[lbo-talk] Koizumi's victory

JC Helary jch.helary at free.fr
Mon Sep 12 07:29:17 PDT 2005


On 2005/09/12, at 22:17, Doug Henwood wrote:


> So it looks like Koizumi kicked ass in the Japanese election. If,
> as John Mage wrote <http://mrzine.monthlyreview.org/
> mage140805.html> a month ago, "his noxious blend of neoliberalism
> and nationalist jingoism will be put to a test," the noxious blend
> has passed with flying colors. What happened?

The opposition, Minshuto, is basically supporting the privatization of the postal services, but they want to do that in a different way.

Since Koizumi called the election a "yes or no to the privatization" it was extremely hard for Minshuto to get a strong and convincing discourse on time. They managed to shift the interest to the pension/ china-korea/irak-SD Forces issues but not in time and not thouroughly enough to be considered credible.

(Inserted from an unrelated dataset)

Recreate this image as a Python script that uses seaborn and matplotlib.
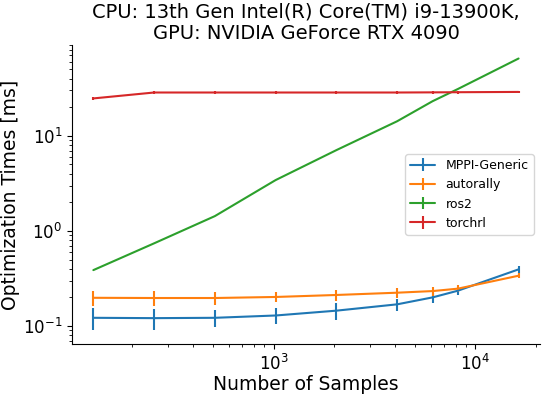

Koizumi kicked out of the party _all_ the representant who had opposed the bill in the lower house, they either formed new parties (New Party Nation/ New Party Japan, no comment on the choice of names...) or ran on their own (former Post minister Mrs Noda for ex, reelected).

Meanwhile Komeito (the political branch of the SokaGakkai) gathered support with a simple message (identical to the LPD's) "Don't stop the reforms!/Support LPD"

Koizumi has managed to rally the undecided and the urbanites. The first because they could for once understand the over simplified discourse served to them (the apolitical 20-40 class, who's had no modern history class ever for most of them): "either you respect the party rule or you quit" / "the reform is about avoiding deficits in the postal services in years from now" / "the reform is the key to all other reforms" blablablablablabla. The second because in the urban areas the economy seems to be goining slightly better and Koizumi gets all the credit.

Koizumi also managed to have a few charismatic figures as new candidates in key places. Some of them made it, some of them failed locally but eventually got their seat through the proportinal system. Funny thing is that Social-Democrats (SDP-opposition) got an extra seat (total 7) because LPD ran out of candidates to fill their last winning seat...

The big winner is LPD (296/+84), other "winners" are SDP (7/+2), New Party Nation (4 out of 4 ex LPD runaways) JPC (9/+0), the big looser is Minshuto (113/-64), the other looser is Komeito (31/-3), the non affiliated LPD runaways (14 out of 31 candidates), New Party Japan (1 out of 3 LPD runaways, I think one was from Minshuto though), 5 unaffiliated were elected, categorized in opposition.

Of course the upper house is still free to refuse to support Koizumi, but they lack support in the lower house now since a lot of their supporters are gone.

In the rural areas Minshuto has managed a few stunts, like sending a representant from Kagawa (where I live) where only LPD representant have ever been elected. I think the sheer number of seats hides 2 facts:

1) Komeito has been instrumental in getting LPD representants to the Diet. They even pay the price of their success since LPD does not need Komeito now to have a majority (296/480 for LPD, 327/480 with Komeito) I wonder how that will play when issues related to Yasukuni/ the peace constitution and other touchy things will be dealt with by the hard right that supports Koizumi.

2) Minshuto has lost a lot, but like in my very rural area, new candidates had very good scores even though they were totally unknown a month before. They need to get some political momentum to make it the next time. Just like some of the local LPD candidates in urban areas lost because they relied too much on their name and not enough on the policies they were supporting (running the election the traditional way), rural areas of Japan are slowly seeing a shift to "policy" politics where the name of the candidate will matter less than what (s)he supports.

My totally uninformed bet is that the new government will do a few spectacular things before the new kids in town get tired of party politics. Plus the upper house may not be 100% conciliant, although the mood right now is not at rebelling against the will of the people, but that won't last long, since a lot of commentators are positively horified at the idea that LPD can now do whatever it wants pretty much.

Koizumi has managed a wonderful political trick, the thing that Chirac attempted in 95 and that miserably failed... If the timing had been different, Minshuto would not have lost that much. Nobody really cared about the "reform" (whatever that really means) before Koizumi made a show of it.

Jean-Christophe Helary

ps: you should follow the analysis on Asahi, Nikkei, or Yomiuri. I posted links earlier today.